Russian state media has flatly rejected even the possibility Ukraine could manufacture a world-class ballistic missile system. Following the Saky strikes, Kremlin propaganda platforms have offered explanations for the blasts split roughly evenly between a fire started accidently by a Russian air force member, and delivery of long-range American precision rockets to Ukraine, notwithstanding flat, White House denials, first made in April, that the US will not transfer long-range strike systems to Ukraine.


Since invasion in February, the Russian military has hit Yuzhmash only once, on July 15, launching at least four long-range cruise missiles at the site, killing three people and damaging some buildings. Otherwise, notwithstanding more than 3,000 missiles fired at “strategic” targets across Ukraine, and the Kremlin’s announced goal of destroying all Ukrainian military infrastructure, Moscow has left Yuzhmash untouched. One possible explanation may be in the plant’s design: As Soviet-era critical military infrastructure, Yuzhmash’s production lines are widely thought to be deep underground, in sites designed to resist a nuclear strike.

What Yuzhmash is manufacturing and how capable the production lines are of holding out against bombardment are Ukrainian state secrets, as is the number of Grim systems operated by the UAF, and where they are located.

Open-source news reports and hundreds of videos and social media posts following the Saky strikes showed between ten and twelve powerful explosions in and around the Saky air station. The scale of each of the detonations – among other damage blowing out automobile windows a half-kilometer away – was consistent with the Grim missile’s 500 kg warhead. Alternatively, but theoretically, aerial bombs or, even less likely, Ukrainian saboteurs, theoretically could also have been behind the blasts.

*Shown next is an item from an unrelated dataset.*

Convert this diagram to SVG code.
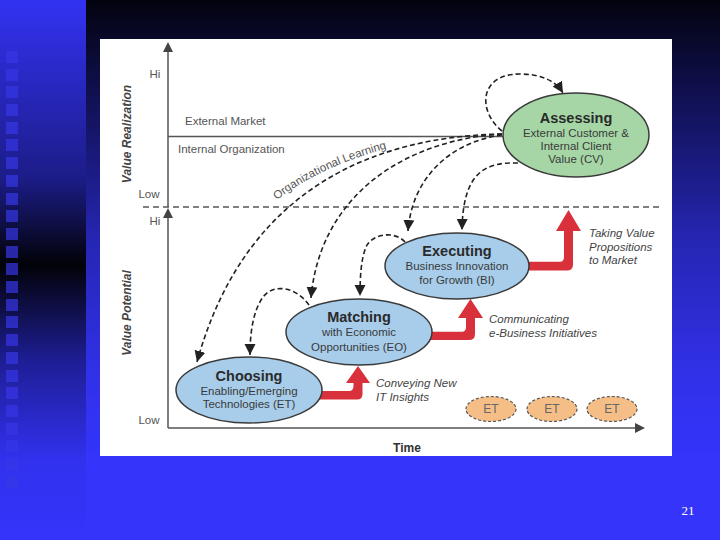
<svg xmlns="http://www.w3.org/2000/svg" width="720" height="540" viewBox="0 0 720 540">
<defs>
<linearGradient id="bgMain" x1="0" y1="0" x2="0" y2="1">
<stop offset="0" stop-color="#03030f"/>
<stop offset="0.2" stop-color="#12125a"/>
<stop offset="0.45" stop-color="#2626b5"/>
<stop offset="0.7" stop-color="#3131ea"/>
<stop offset="0.85" stop-color="#3434fb"/>
<stop offset="1" stop-color="#3434fb"/>
</linearGradient>
<linearGradient id="bgLeft" x1="0" y1="0" x2="0" y2="1">
<stop offset="0" stop-color="#3232f2"/>
<stop offset="0.33" stop-color="#1c1c88"/>
<stop offset="0.49" stop-color="#020208"/>
<stop offset="0.67" stop-color="#1e1e96"/>
<stop offset="0.85" stop-color="#3131ee"/>
<stop offset="1" stop-color="#3434fb"/>
</linearGradient>
<marker id="ah" markerUnits="userSpaceOnUse" markerWidth="12" markerHeight="12" refX="11" refY="6" orient="auto">
<path d="M0,0.5 L11,6 L0,11.5 z" fill="#222"/>
</marker>
<style>
.ax{stroke:#555;stroke-width:1.5;fill:none}
.lbl{font-family:"Liberation Sans",Arial,sans-serif;font-size:11.5px;fill:#555}
.vt{font-family:"Liberation Sans",Arial,sans-serif;font-size:12px;font-weight:bold;font-style:italic;fill:#444}
.it{font-family:"Liberation Sans",Arial,sans-serif;font-size:11.5px;font-style:italic;fill:#444}
.dc{stroke:#222;stroke-width:1.6;fill:none;stroke-dasharray:5 3;marker-end:url(#ah)}
.red{fill:#d8313b}
.blue{fill:#a7cdea;stroke:#3a3a3a;stroke-width:1.5}
.green{fill:#a6d6a6;stroke:#3a3a3a;stroke-width:1.5}
.et{fill:#f6be87;stroke:#555;stroke-width:1.2;stroke-dasharray:3 2}
.t1{font-family:"Liberation Sans",Arial,sans-serif;font-size:14.5px;font-weight:bold;fill:#2a2a2a;text-anchor:middle}
.t2{font-family:"Liberation Sans",Arial,sans-serif;font-size:11.5px;fill:#3a3a3a;text-anchor:middle}
.sq{fill:#3636e6;opacity:0.7}
</style>
</defs>
<!-- background -->
<rect x="0" y="0" width="720" height="540" fill="url(#bgMain)"/>
<rect x="0" y="0" width="86" height="540" fill="url(#bgLeft)"/>
<g>
<rect class="sq" x="6" y="51" width="12" height="12" opacity="0.2"/>
<rect class="sq" x="6" y="69" width="12" height="12" opacity="0.3"/>
<rect class="sq" x="6" y="86" width="12" height="12" opacity="0.4"/>
<rect class="sq" x="6" y="104" width="12" height="12" opacity="0.5"/>
<rect class="sq" x="6" y="122" width="12" height="12" opacity="0.6"/>
<rect class="sq" x="6" y="139" width="12" height="12"/>
<rect class="sq" x="6" y="157" width="12" height="12"/>
<rect class="sq" x="6" y="175" width="12" height="12"/>
<rect class="sq" x="6" y="193" width="12" height="12"/>
<rect class="sq" x="6" y="210" width="12" height="12"/>
<rect class="sq" x="6" y="228" width="12" height="12"/>
<rect class="sq" x="6" y="246" width="12" height="12"/>
<rect class="sq" x="6" y="263" width="12" height="12"/>
<rect class="sq" x="6" y="281" width="12" height="12"/>
<rect class="sq" x="6" y="299" width="12" height="12"/>
<rect class="sq" x="6" y="316" width="12" height="12"/>
<rect class="sq" x="6" y="334" width="12" height="12"/>
<rect class="sq" x="6" y="352" width="12" height="12"/>
<rect class="sq" x="6" y="370" width="12" height="12"/>
<rect class="sq" x="6" y="387" width="12" height="12"/>
<rect class="sq" x="6" y="405" width="12" height="12" opacity="0.6"/>
<rect class="sq" x="6" y="423" width="12" height="12" opacity="0.5"/>
<rect class="sq" x="6" y="440" width="12" height="12" opacity="0.4"/>
<rect class="sq" x="6" y="458" width="12" height="12" opacity="0.3"/>
<rect class="sq" x="6" y="476" width="12" height="12" opacity="0.2"/>
</g>
<!-- panel -->
<rect x="100" y="39" width="572" height="417" fill="#ffffff"/>
<!-- axes -->
<g id="axes">
<line class="ax" x1="168" y1="50" x2="168" y2="207"/>
<path d="M168,42 L173,52 L163,52 z" fill="#444"/>
<line class="ax" x1="168" y1="216" x2="168" y2="428"/>
<path d="M168,208 L173,218 L163,218 z" fill="#444"/>
<line class="ax" x1="168" y1="428" x2="636" y2="428"/>
<path d="M645,428 L635,423 L635,433 z" fill="#444"/>
<line x1="143" y1="207" x2="662" y2="207" stroke="#555" stroke-width="1.3" stroke-dasharray="6 4"/>
<line class="ax" x1="168" y1="136.5" x2="503" y2="136.5"/>
<text class="lbl" x="155" y="78" text-anchor="middle">Hi</text>
<text class="lbl" x="149" y="198" text-anchor="middle">Low</text>
<text class="lbl" x="155" y="225" text-anchor="middle">Hi</text>
<text class="lbl" x="149" y="424" text-anchor="middle">Low</text>
<text class="vt" transform="translate(131,134) rotate(-90)" text-anchor="middle">Value Realization</text>
<text class="vt" transform="translate(131,313) rotate(-90)" text-anchor="middle">Value Potential</text>
<text class="lbl" x="185" y="125">External Market</text>
<text class="lbl" x="178" y="153">Internal Organization</text>
<text class="vt" x="407" y="452" text-anchor="middle" style="font-style:normal;fill:#333">Time</text>
<path id="olp" d="M277,200 Q322,165 396,146" fill="none"/>
<text class="lbl"><textPath href="#olp">Organizational Learning</textPath></text>
</g>
<!-- connectors -->
<g id="connectors">
<path class="red" d="M316,391 H349 Q353.5,391 353.5,386 V383 H346 L358,366 L370,383 H362.5 V394 Q362.5,399.5 357,399.5 H316 Z"/>
<path class="red" d="M425,331.7 H462 Q466,331.7 466,327 V318 H458 L470.5,299 L483,318 H475 V334 Q475,340 469,340 H425 Z"/>
<path class="red" d="M525,261.7 H560 Q564,261.7 564,257 V231 H556 L568.5,210 L581,231 H573 V264.5 Q573,270.5 567,270.5 H525 Z"/>
<path class="dc" d="M502,131 C478,112 478,74 520,74 C540,74 555,80 563,93"/>
<path class="dc" d="M502,134 C400,136 250,170 197,362"/>
<path class="dc" d="M502,134 C405,140 320,195 311,298"/>
<path class="dc" d="M502,135 C450,142 412,178 408,231"/>
<path class="dc" d="M518,163 C485,162 463,172 462,230"/>
<path class="dc" d="M309,305 C296,287 274,283 263,297 C253,311 250,333 250,355"/>
<path class="dc" d="M405,242 C396,232 376,232 367,245 C361,257 360,277 360,296"/>
</g>
<!-- nodes -->
<g id="assessing">
<ellipse class="green" cx="576" cy="135" rx="73" ry="42"/>
<text class="t1" x="576" y="123">Assessing</text>
<text class="t2" x="576" y="137">External Customer &amp;</text>
<text class="t2" x="576" y="150">Internal Client</text>
<text class="t2" x="576" y="163">Value (CV)</text>
</g>
<g id="executing">
<ellipse class="blue" cx="457" cy="266" rx="72" ry="33"/>
<text class="t1" x="457" y="256">Executing</text>
<text class="t2" x="457" y="270">Business Innovation</text>
<text class="t2" x="457" y="284">for Growth (BI)</text>
</g>
<g id="matching">
<ellipse class="blue" cx="359" cy="332" rx="73" ry="33"/>
<text class="t1" x="359" y="322">Matching</text>
<text class="t2" x="359" y="336">with Economic</text>
<text class="t2" x="359" y="351">Opportunities (EO)</text>
</g>
<g id="choosing">
<ellipse class="blue" cx="249" cy="390" rx="73" ry="33"/>
<text class="t1" x="249" y="381">Choosing</text>
<text class="t2" x="249" y="395">Enabling/Emerging</text>
<text class="t2" x="249" y="408">Technologies (ET)</text>
</g>
<g id="et1">
<ellipse class="et" cx="491" cy="409" rx="25" ry="12.5"/>
<text class="t2" x="491" y="413" style="font-size:12px;fill:#666">ET</text>
</g>
<g id="et2">
<ellipse class="et" cx="552" cy="409" rx="25" ry="12.5"/>
<text class="t2" x="552" y="413" style="font-size:12px;fill:#666">ET</text>
</g>
<g id="et3">
<ellipse class="et" cx="612" cy="409" rx="25" ry="12.5"/>
<text class="t2" x="612" y="413" style="font-size:12px;fill:#666">ET</text>
</g>
<!-- arrow labels -->
<g id="labels">
<text class="it" x="589" y="237">Taking Value</text>
<text class="it" x="589" y="251">Propositions</text>
<text class="it" x="589" y="264">to Market</text>
<text class="it" x="489" y="323">Communicating</text>
<text class="it" x="489" y="337">e-Business Initiatives</text>
<text class="it" x="376" y="387">Conveying New</text>
<text class="it" x="376" y="401">IT Insights</text>
</g>
<text x="688" y="515" text-anchor="middle" font-family="'Liberation Serif',serif" font-size="13" fill="#ffffff">21</text>
</svg>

The US newspaper New York Times, in a Tuesday article, cited an unnamed Ukrainian official as saying “a device exclusively of Ukrainian manufacture was used” in the Saky strikes. If the Grim was used in the Saky strikes, given the quick succession of the explosions on Wednesday afternoon, it would likely mean Ukraine is operating at minimum six systems – three times as many as were thought to be operational in 2019.

Ukrainian official sources offered tongue-in-cheek denials Kyiv had anything to do with the Saky blasts at all. A statement from Ukraine’s Emergency Situations Ministry recommended Russian military personnel serving at Crimean air bases “should be more careful where they throw cigarette butts.”